The Hawks had a huge problem on Friday night.
No, it wasn’t that they “needed a big man” like many continue to insinuate about the Hawks after the team stood pat at the trade deadline. It wasn’t that the Hawks needed Gary Neal or Ray Allen, either; this 25-point loss would not have been remedied by a roster change.
Quite simply, the Hawks did not play “Hawks basketball” on Friday night.
Sure, it did not help that Kyle Korver’s shooting was off, as the sharpshooter was 3-for-13 from the field and 2-for-11 from behind the arc. It did not help that Mike Scott was missing wide open dunks or that Paul Millsap was airballing free throws. The Hawks lost because they turned the ball over 20 times through the first three quarters.
Credit to the Raptors for playing great defense and anticipating the passing lanes well, but this was mostly on the Hawks. Their passes were often lazy and the ball started sticking a bit as the turnovers started to pile up. Millsap and Teague frequently tried driving in the lane, but when there was nothing there for them, they tried too much to get bailed out by the refs or to force an awkward pass out to the perimeter never reached its mark.
At one point, Kyle Korver just had the ball snatched from him by James Johnson after Korver had attempted to dribble on the Toronto forward in a semi-transition situation. Meanwhile, DeMar DeRozan and Lou Williams were cooking from the floor, with Williams lashing out at his former team by scoring 26 points in 24 minutes.
Even though the Hawks had kept the score close by halftime, it kept coming off as lucky that they were staying with Toronto. By the end of the third quarter, that feeling was confirmed and any comeback attempt seemed fruitless. The Hawks were not controlling the ball properly and when they were, they were just chucking the ball up at times, putting up a whopping 38 3-point attempts in the game. (they only made eight)
“We just didn’t play well at all,” said Al Horford on the loss. “We were throwing the ball all over the place.”
Was this a sign of things to come? Likely not. Coach Budenholzer had this to say at shootaround before the game.

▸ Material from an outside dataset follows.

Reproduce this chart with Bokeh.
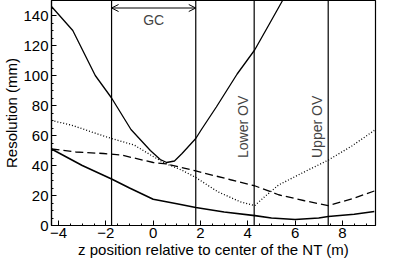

Without naming names, Bud was pretty candid today, saying that some guys have looked good the past couple of days and some have been rusty.
— K L Chouinard (@AnaheimAmigos) February 21, 2015
In all likelihood, the Hawks were rusty from the All-Star break while the Raptors were hungry to avenge their 21-point loss to the Hawks from January.

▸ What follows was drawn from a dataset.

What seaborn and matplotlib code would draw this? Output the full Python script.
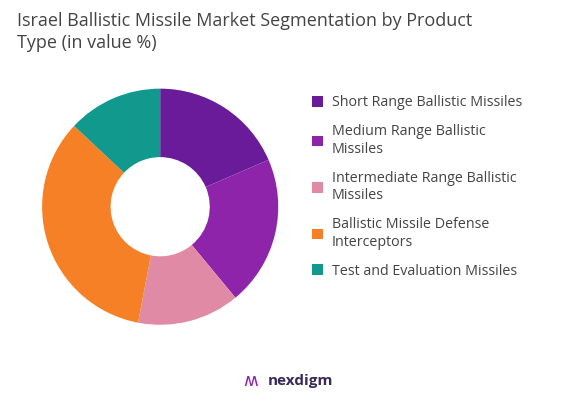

Another case in support of the Hawks is what else happened in the NBA on Friday night. The Wizards were blown out by Cavs. The Trail Blazers lost by 16 to Utah. The Suns lost to the Timberwolves. The point is that bad games happen, they happen to every team throughout the year, and this one loss to a great team should not be worrying to Hawks fans.
The 43-12 Hawks will play next on Sunday in Milwaukee against Jason Kidd’s hot Bucks team, who are only two games out of the fourth spot in the East. With how poorly the Hawks handled the ball on Friday night against Toronto, Milwaukee’s lengthy defense will be a good, difficult test for the Hawks to prove that their sloppy ball handling was just a one-game hiccup.